Just saw “The Watchmen” which I think was great by the way and noticed in a few of the preceding film previews the following categories: Gangster Violence and Pervasive Language. I couldn't imagine for the life of me what these categories meant. What happened to just plain old Violence or Swearing? I mean are there people who are not offended by all violence in particular and need to know exactly what kind of violence they will be viewing? MPAA is such a fucking crock of shit organization. I don’t even know where to begin. They really bug me. Maybe these categories have been around for a while and I just haven’t noticed them.
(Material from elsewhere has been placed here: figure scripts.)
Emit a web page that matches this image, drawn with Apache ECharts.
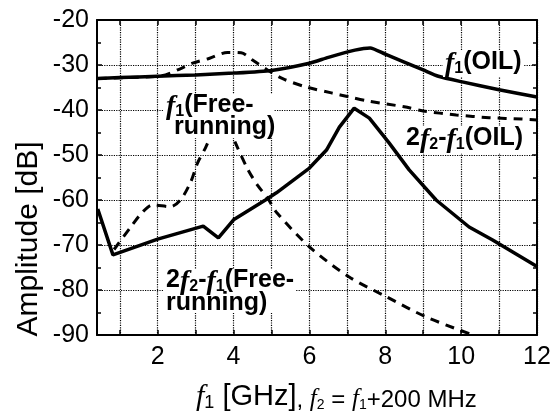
<!DOCTYPE html>
<html>
<head>
<meta charset="utf-8">
<script src="https://cdn.jsdelivr.net/npm/echarts@6/dist/echarts.min.js"></script>
<style>
  html, body { margin: 0; padding: 0; background: #fff; }
  #chart { width: 556px; height: 416px; }
</style>
</head>
<body>
<div id="chart"></div>
<script>
// f1 [GHz] / amplitude [dB]
const f1OilX = [0.42, 1, 2, 3, 4, 5, 6, 6.5, 7.2, 7.6, 8, 9, 9.4, 10, 11, 12];
const f1OilY = [-33, -32.8, -32.5, -32.2, -31.8, -31.2, -29.6, -28.3, -26.7, -26.2, -27.6, -31.1, -32.5, -33.7, -35.5, -37.1];

const f1FreeX = [0.42, 1.2, 2.1, 2.58, 2.92, 3.37, 3.84, 4.2, 4.5, 4.97, 5.31, 5.92, 6.58, 7.05, 7.55, 8.5, 9, 9.87, 10.74, 11.6, 12];
const f1FreeY = [-33, -32.8, -32.4, -30.9, -29.6, -28.5, -27.2, -27.3, -28.9, -31.5, -33.1, -34.9, -36.2, -37.1, -38, -39.3, -40.2, -41.1, -41.7, -42, -42.2];

const imdOilX = [0.42, 0.82, 2, 3.2, 3.6, 4, 4.84, 5.13, 6, 6.45, 6.79, 7.18, 7.58, 8.1, 8.63, 9.34, 10.21, 10.83, 12];
const imdOilY = [-62, -72.2, -68.7, -65.8, -68.4, -64.4, -60, -58.4, -52.9, -48.9, -43.8, -39.6, -41.8, -47.3, -53.3, -60, -66, -68.9, -74.8];

const imdFreeX = [0.85, 1.29, 1.6, 1.87, 2.34, 2.6, 2.87, 3.05, 3.26, 3.5, 3.7, 3.9, 4.05, 4.37, 4.63, 4.9, 5.13, 6, 7.03, 8.03, 9.08, 10.31];
const imdFreeY = [-71, -66, -62.7, -61.1, -61.5, -60, -56, -51.8, -48.4, -44, -42, -44, -47.3, -53.1, -56.7, -59.6, -62.7, -70.4, -77, -81.5, -86, -90];

const xTicks = [1, 2, 3, 4, 5, 6, 7, 8, 9, 10, 11, 12];
const xLabels = [2, 4, 6, 8, 10, 12];

const zip = (xs, ys) => xs.map((x, i) => [x, ys[i]]);

const chart = echarts.init(document.getElementById("chart"));

const tickFont = { fontFamily: "Liberation Sans", fontSize: 25, color: "#000" };
const dotted = { color: "#000", type: "dotted", width: 1.2 };
const frame = { show: true, lineStyle: { color: "#000", width: 2 } };

// rich styles: main glyphs hang from the top, subscripts sit on the bottom of a taller line
const labelRich = {
  n: { fontFamily: "Liberation Sans", fontWeight: "bold", fontSize: 25, color: "#000", lineHeight: 23, verticalAlign: "top" },
  i: { fontFamily: "Liberation Serif", fontStyle: "italic", fontWeight: "bold", fontSize: 28, color: "#000", lineHeight: 23, verticalAlign: "top" },
  s: { fontFamily: "Liberation Sans", fontWeight: "bold", fontSize: 16, color: "#000", lineHeight: 27, verticalAlign: "bottom" }
};
const titleRich = {
  i: { fontFamily: "Liberation Serif", fontStyle: "italic", fontSize: 30, color: "#000", lineHeight: 27, verticalAlign: "top" },
  s: { fontFamily: "Liberation Sans", fontSize: 18, color: "#000", lineHeight: 30, verticalAlign: "bottom" },
  n: { fontFamily: "Liberation Sans", fontSize: 29, color: "#000", lineHeight: 27, verticalAlign: "top" },
  ii: { fontFamily: "Liberation Serif", fontStyle: "italic", fontSize: 25, color: "#000", lineHeight: 27, verticalAlign: "bottom" },
  ss: { fontFamily: "Liberation Sans", fontSize: 14, color: "#000", lineHeight: 30, verticalAlign: "bottom" },
  nn: { fontFamily: "Liberation Sans", fontSize: 24, color: "#000", lineHeight: 27, verticalAlign: "bottom" }
};

const curveLabel = (left, top, text, bg) => ({
  type: "text", left, top, z: 100,
  style: { text, rich: labelRich, backgroundColor: bg ? "#fff" : "transparent", padding: [0, 2, 0, 2] }
});
// white patch behind a two-line label
const patch = (x, y, width, height) => ({
  type: "rect", z: 99, shape: { x, y, width, height }, style: { fill: "#fff" }
});

const option = {
  animation: false,
  backgroundColor: "#fff",
  grid: { left: 97, right: 19, top: 20, bottom: 81 },
  xAxis: [
    {
      type: "value", min: 0.4, max: 12,
      axisLine: frame,
      axisTick: { inside: true, length: 5, customValues: xTicks, lineStyle: { color: "#000", width: 1.5 } },
      axisLabel: { customValues: xLabels, margin: 10, ...tickFont },
      splitLine: { show: true, lineStyle: dotted }
    },
    {
      type: "value", min: 0.4, max: 12, position: "top",
      axisLine: frame,
      axisTick: { inside: true, length: 5, customValues: xTicks, lineStyle: { color: "#000", width: 1.5 } },
      axisLabel: { show: false },
      splitLine: { show: false }
    }
  ],
  yAxis: [
    {
      type: "value", min: -90, max: -20, interval: 10,
      axisLine: frame,
      axisTick: { inside: true, length: 5, lineStyle: { color: "#000", width: 1.5 } },
      minorTick: { show: true, splitNumber: 2, length: 4, lineStyle: { color: "#000", width: 1.5 } },
      axisLabel: { margin: 8, ...tickFont },
      splitLine: { show: true, lineStyle: dotted }
    },
    {
      type: "value", min: -90, max: -20, interval: 10, position: "right",
      axisLine: frame,
      axisTick: { inside: true, length: 5, lineStyle: { color: "#000", width: 1.5 } },
      minorTick: { show: true, splitNumber: 2, length: 4, lineStyle: { color: "#000", width: 1.5 } },
      axisLabel: { show: false },
      splitLine: { show: false }
    }
  ],
  series: [
    { name: "f1(OIL)", type: "line", showSymbol: false, smooth: 0.2, data: zip(f1OilX, f1OilY),
      lineStyle: { color: "#000", width: 3.5 } },
    { name: "f1(Free-running)", type: "line", showSymbol: false, smooth: 0.3, data: zip(f1FreeX, f1FreeY),
      lineStyle: { color: "#000", width: 3, type: [9, 7] } },
    { name: "2f2-f1(OIL)", type: "line", showSymbol: false, smooth: false, data: zip(imdOilX, imdOilY),
      lineStyle: { color: "#000", width: 3.5 } },
    { name: "2f2-f1(Free-running)", type: "line", showSymbol: false, smooth: 0.3, data: zip(imdFreeX, imdFreeY),
      lineStyle: { color: "#000", width: 3, type: [9, 7] } }
  ],
  graphic: [
    patch(164, 94, 110, 44),
    patch(164, 269, 132, 44),
    curveLabel(443, 50, "{i|f}{s|1}{n|(OIL)}", true),
    curveLabel(404, 126, "{n|2}{i|f}{s|2}{n|-}{i|f}{s|1}{n|(OIL)}", true),
    curveLabel(164, 93, "{i|f}{s|1}{n|(Free-}", false),
    curveLabel(172, 115, "{n|running)}", false),
    curveLabel(164, 268, "{n|2}{i|f}{s|2}{n|-}{i|f}{s|1}{n|(Free-}", false),
    curveLabel(164, 291, "{n|running)}", false),
    {
      type: "text", left: 196, top: 382, z: 100,
      style: { text: "{i|f}{s|1}{n| [GHz]}{nn|, }{ii|f}{ss|2}{nn| = }{ii|f}{ss|1}{nn|+200 MHz}", rich: titleRich }
    },
    {
      type: "text", x: 29, y: 239, rotation: Math.PI / 2, z: 100,
      style: { text: "Amplitude [dB]", fontFamily: "Liberation Sans", fontSize: 30, fill: "#000",
               align: "center", verticalAlign: "middle" }
    }
  ]
};

chart.setOption(option);
</script>
</body>
</html>
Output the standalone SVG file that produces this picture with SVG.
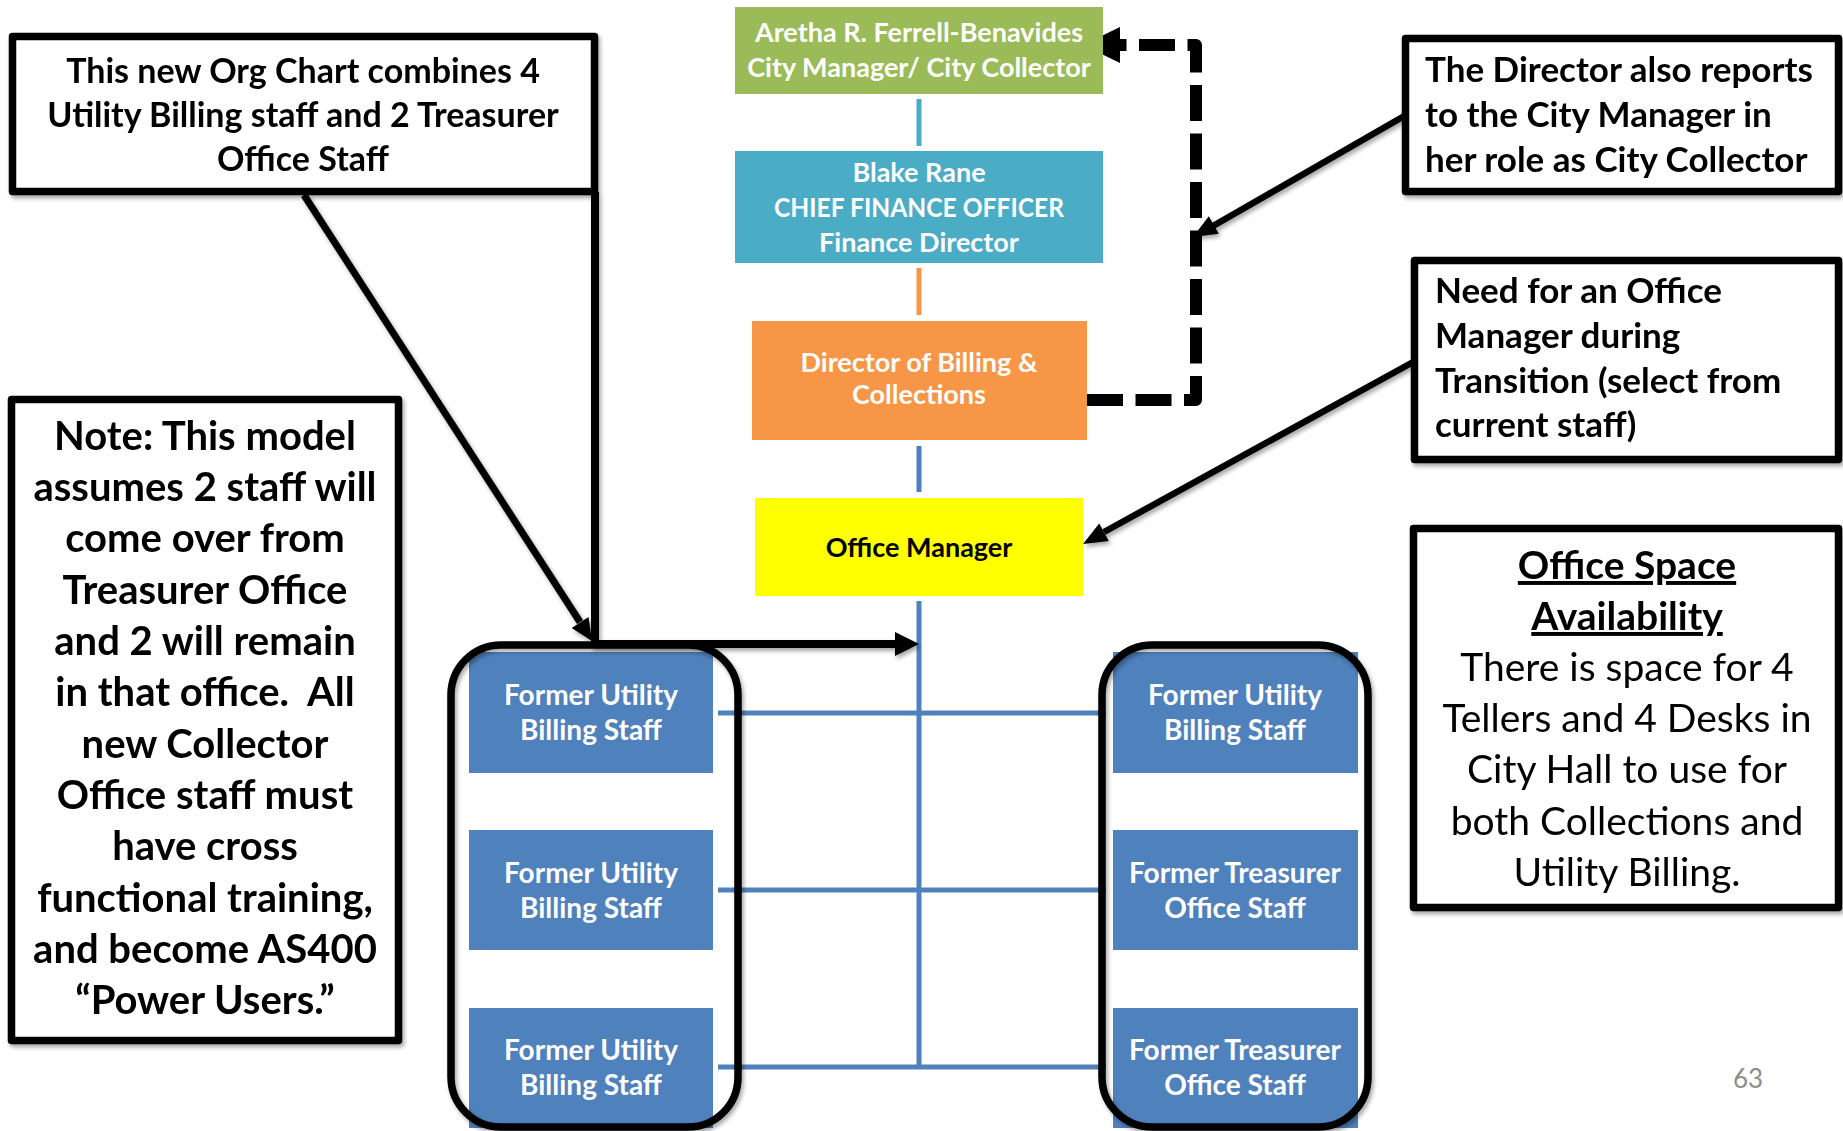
<svg xmlns="http://www.w3.org/2000/svg" width="1843" height="1131" viewBox="0 0 1843 1131">
  <defs>
    <style>
      .t { font-family: Lato, "Open Sans", "Liberation Sans", sans-serif; }
      .nodeTxt { font-weight: 700; font-size: 27px; fill: #ffffff; text-anchor: middle; }
      .staff { fill: #4F81BD; }
      .staffTxt { font-weight: 700; font-size: 28px; fill: #ffffff; text-anchor: middle; }
      .callBox { fill: #ffffff; stroke: #000000; stroke-width: 7.5; stroke-linejoin: round; }
      .callLine { fill: none; stroke: #000000; stroke-width: 6.5; }
      .callTxt { font-weight: 700; font-size: 35px; fill: #000000; }
      .grp { fill: none; stroke: #000000; stroke-width: 7.5; }
      .blueLine { stroke: #4F81BD; stroke-width: 5; fill: none; }
    </style>
    <filter id="shadow" filterUnits="userSpaceOnUse" x="0" y="0" width="1843" height="1131">
      <feDropShadow dx="2" dy="3" stdDeviation="2" flood-color="#000000" flood-opacity="0.35"/>
    </filter>
  </defs>

  <rect width="1843" height="1131" fill="#ffffff"/>

  <!-- org chart connectors -->
  <g id="connectors">
    <line x1="919" y1="99" x2="919" y2="146" stroke="#4BACC6" stroke-width="5"/>
    <line x1="919" y1="268" x2="919" y2="315" stroke="#F79646" stroke-width="5"/>
    <line x1="919" y1="446" x2="919" y2="492" class="blueLine"/>
    <line x1="919" y1="601" x2="919" y2="1069" class="blueLine"/>
    <line x1="718" y1="713" x2="1106" y2="713" class="blueLine"/>
    <line x1="718" y1="890" x2="1106" y2="890" class="blueLine"/>
    <line x1="718" y1="1067" x2="1106" y2="1067" class="blueLine"/>
    <!-- dotted-line reporting: director to city collector -->
    <path d="M1087 400 H1196 V45 H1120" fill="none" stroke="#000000" stroke-width="12" stroke-dasharray="36 12.5" stroke-linejoin="round"/>
    <polygon points="1083,45 1120,27 1120,63" fill="#000000"/>
  </g>

  <!-- chain of command -->
  <g id="city-manager">
    <rect x="735" y="7" width="368" height="87" fill="#9BBB59"/>
    <text class="t nodeTxt" x="919" y="42">Aretha R. Ferrell-Benavides</text>
    <text class="t nodeTxt" x="919" y="77">City Manager/ City Collector</text>
  </g>
  <g id="cfo">
    <rect x="735" y="151" width="368" height="112" fill="#4BACC6"/>
    <text class="t nodeTxt" x="919" y="182">Blake Rane</text>
    <text class="t nodeTxt" x="919" y="217" textLength="290" lengthAdjust="spacingAndGlyphs">CHIEF FINANCE OFFICER</text>
    <text class="t nodeTxt" x="919" y="252">Finance Director</text>
  </g>
  <g id="director">
    <rect x="752" y="321" width="335" height="119" fill="#F79646"/>
    <text class="t nodeTxt" x="919" y="372">Director of Billing &amp;</text>
    <text class="t nodeTxt" x="919" y="404">Collections</text>
  </g>
  <g id="office-manager">
    <rect x="755" y="498" width="328" height="98" fill="#FFFF00"/>
    <text class="t nodeTxt" x="919" y="557" style="fill:#000000">Office Manager</text>
  </g>

  <!-- staff, left column -->
  <g id="staff-l1">
    <rect class="staff" x="469" y="652" width="244" height="121"/>
    <text class="t staffTxt" x="591" y="705">Former Utility</text>
    <text class="t staffTxt" x="591" y="740">Billing Staff</text>
  </g>
  <g id="staff-l2">
    <rect class="staff" x="469" y="830" width="244" height="120"/>
    <text class="t staffTxt" x="591" y="883">Former Utility</text>
    <text class="t staffTxt" x="591" y="918">Billing Staff</text>
  </g>
  <g id="staff-l3">
    <rect class="staff" x="469" y="1008" width="244" height="120"/>
    <text class="t staffTxt" x="591" y="1060">Former Utility</text>
    <text class="t staffTxt" x="591" y="1095">Billing Staff</text>
  </g>

  <!-- staff, right column -->
  <g id="staff-r1">
    <rect class="staff" x="1113" y="652" width="245" height="121"/>
    <text class="t staffTxt" x="1235" y="705">Former Utility</text>
    <text class="t staffTxt" x="1235" y="740">Billing Staff</text>
  </g>
  <g id="staff-r2">
    <rect class="staff" x="1113" y="830" width="245" height="120"/>
    <text class="t staffTxt" x="1235" y="883">Former Treasurer</text>
    <text class="t staffTxt" x="1235" y="918">Office Staff</text>
  </g>
  <g id="staff-r3">
    <rect class="staff" x="1113" y="1008" width="245" height="120"/>
    <text class="t staffTxt" x="1235" y="1060">Former Treasurer</text>
    <text class="t staffTxt" x="1235" y="1095">Office Staff</text>
  </g>

  <!-- rounded outlines grouping each column -->
  <g id="group-left" filter="url(#shadow)">
    <rect class="grp" x="451" y="645" width="287" height="482" rx="50"/>
  </g>
  <g id="group-right" filter="url(#shadow)">
    <rect class="grp" x="1102" y="645" width="266" height="482" rx="50"/>
  </g>

  <!-- callout: combined staff -->
  <g id="callout-combined" filter="url(#shadow)">
    <path class="callLine" d="M595 192 V644 H898" style="stroke-width:8"/>
    <polygon points="919,644 895,632 895,656" fill="#000000"/>
    <line class="callLine" x1="304" y1="195" x2="580" y2="622" style="stroke-width:7"/>
    <polygon points="592,641 571.7,627.9 588.5,617.1" fill="#000000"/>
    <rect class="callBox" x="12.5" y="36.5" width="582" height="155"/>
    <g class="t callTxt" text-anchor="middle" style="font-size:34px">
      <text x="303" y="83">This new Org Chart combines 4</text>
      <text x="303" y="127">Utility Billing staff and 2 Treasurer</text>
      <text x="303" y="171">Office Staff</text>
    </g>
  </g>

  <!-- callout: note on the staffing model -->
  <g id="callout-note" filter="url(#shadow)">
    <rect class="callBox" x="11.5" y="399.5" width="387" height="641"/>
    <g class="t callTxt" text-anchor="middle" style="font-size:40px">
      <text x="205" y="450">Note: This model</text>
      <text x="205" y="501">assumes 2 staff will</text>
      <text x="205" y="552">come over from</text>
      <text x="205" y="604">Treasurer Office</text>
      <text x="205" y="655">and 2 will remain</text>
      <text x="205" y="706">in that office.&#160; All</text>
      <text x="205" y="758">new Collector</text>
      <text x="205" y="809">Office staff must</text>
      <text x="205" y="860">have cross</text>
      <text x="205" y="912">functional training,</text>
      <text x="205" y="963">and become AS400</text>
      <text x="205" y="1014">“Power Users.”</text>
    </g>
  </g>

  <!-- callout: director also reports to city collector -->
  <g id="callout-reports" filter="url(#shadow)">
    <line class="callLine" x1="1406" y1="115" x2="1213" y2="226"/>
    <polygon points="1193,237 1218.8,233.7 1208.8,216.3" fill="#000000"/>
    <rect class="callBox" x="1405.5" y="38.5" width="433" height="153"/>
    <text class="t callTxt" x="1425" y="82">The Director also reports</text>
    <text class="t callTxt" x="1425" y="127">to the City Manager in</text>
    <text class="t callTxt" x="1425" y="172">her role as City Collector</text>
  </g>

  <!-- callout: office manager need -->
  <g id="callout-office-manager" filter="url(#shadow)">
    <line class="callLine" x1="1415" y1="361" x2="1104" y2="532"/>
    <polygon points="1083,544 1108.8,541.1 1099.2,523.6" fill="#000000"/>
    <rect class="callBox" x="1414.5" y="260.5" width="424" height="199"/>
    <text class="t callTxt" x="1435" y="303">Need for an Office</text>
    <text class="t callTxt" x="1435" y="348">Manager during</text>
    <text class="t callTxt" x="1435" y="393">Transition (select from</text>
    <text class="t callTxt" x="1435" y="437">current staff)</text>
  </g>

  <!-- callout: office space -->
  <g id="callout-space" filter="url(#shadow)">
    <rect class="callBox" x="1413.5" y="528.5" width="425" height="379"/>
    <g class="t" text-anchor="middle" style="font-size:39px; fill:#000000">
      <text x="1627" y="579" font-weight="700" text-decoration="underline">Office Space</text>
      <text x="1627" y="630" font-weight="700" text-decoration="underline">Availability</text>
      <text x="1627" y="681">There is space for 4</text>
      <text x="1627" y="732">Tellers and 4 Desks in</text>
      <text x="1627" y="783">City Hall to use for</text>
      <text x="1627" y="835">both Collections and</text>
      <text x="1627" y="886">Utility Billing.</text>
    </g>
  </g>

  <!-- page number -->
  <text class="t" x="1748" y="1088" text-anchor="middle" style="font-size:26px; fill:#8C8C8C">63</text>
</svg>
If that’s the case then I apologize for my lateness it expressing how ridiculous I think it is.
As for the Watchmen, I will try to be simple in my review. I never did finish the graphic novel but I did read enough of it to see that that the movie followed it almost to the letter and I am really proud of that. I have to admit that while reading it I was hyper aware of the total lack of any Watchmen of color but what can you expect from characters who outwardly admit to having virtually Nazi like mentalities? I find that the movie dodged these issues way more overtly than the novel did. The novel, I am told, included a larger narrative of one of the only characters of color in the story, the shrink who sees Rorschach as a patient. But naturally that story was completely omitted from the movie. That pisses me off but rather than go on a tangent I will stick to what I really loved about the movie. Mostly that I felt it did not compromise (until the end of course) the novel’s sense of ironic darkness and pervasive global doom for easy, fluffy resolutions. Again I did not finish the novel and understand as an avid reader that a book, graphic novel or more traditional literature has a life of it’s own which cannot be replicated cinematically at least not often.
What you get from books, the ability to imagine, re-imagine and live within a story is almost always compromised when adapted for the screen. The part of your brain used to simulate actions, feeling, emotions and intellectual and emotional struggle is given over to what a director and cinematographer install for the viewer. The studio replaces your imagination with their own vision, which is fine, as long you still have your own imagination in tact. That takes a daily exercising of your own imagination though. I fear new generations may not be encouraged to do this very often if at all. But more on that later.
Let talk about Dr. Manhattan’s penis. No really, I’m gonna go there and say that I am really proud at how well they pulled that off. I mean I watched the movie in my favorite theater in Chelsea, Manhattan’s great gay Mecca and not one oooh or awe whenever the blue phallus was exposed. Dr. Manhattan was that well rounded, that classy, and with a character so grounded in intellect and logic that he drew virtually no attention to his dick when he was naked which was about 80% of the movie. Was that Billy Cruddup's actual penis? One may never know. Maybe it's entirely CGI. Technology has come so far. No pun intended. Okay lemme get off the dick.
The opening credits alone were amazing, disturbing and beautiful. The fact that they opened with Bob Dylan’s “The Times They Are a Changing” didn’t hurt at all. I was delighted to hear, Simon & Garfunkel, Jimi Hendrix and Leonard Cohen as well although the use of “Hallelujah” during the obligatory sex scene was the least subtle segue of all the musical score use throughout the movie. Listening to “Unforgettable” sung by Nat King Cole while watching “The Comedian” get his ass handed to him was in a word, unforgettable. I will save the rest for those who wish to see the movie themselves. The moral and political discussions were satisfyingly handled although I don’t wish to discuss at length here what I feel might have been glossed over, simplified or omitted entirely.
It is unfortunate that we have come to accept the usual pattern in movies over the years that require exceptional scripts to wrap themselves up in the last thirty or so minutes like some 80’s episode of a “Murder She Wrote” mystery and “The Watchmen” is no exception to that. But I think there is more to “The Watchmen” to see than can be gathered in one viewing. And I will say this, and I haven’t it about a movie in a long time: I can’t wait to watch it again and again. The writing, the cinematography and the performance were compelling and held me really tightly. It was poetically brutal. That’s hard to pull off.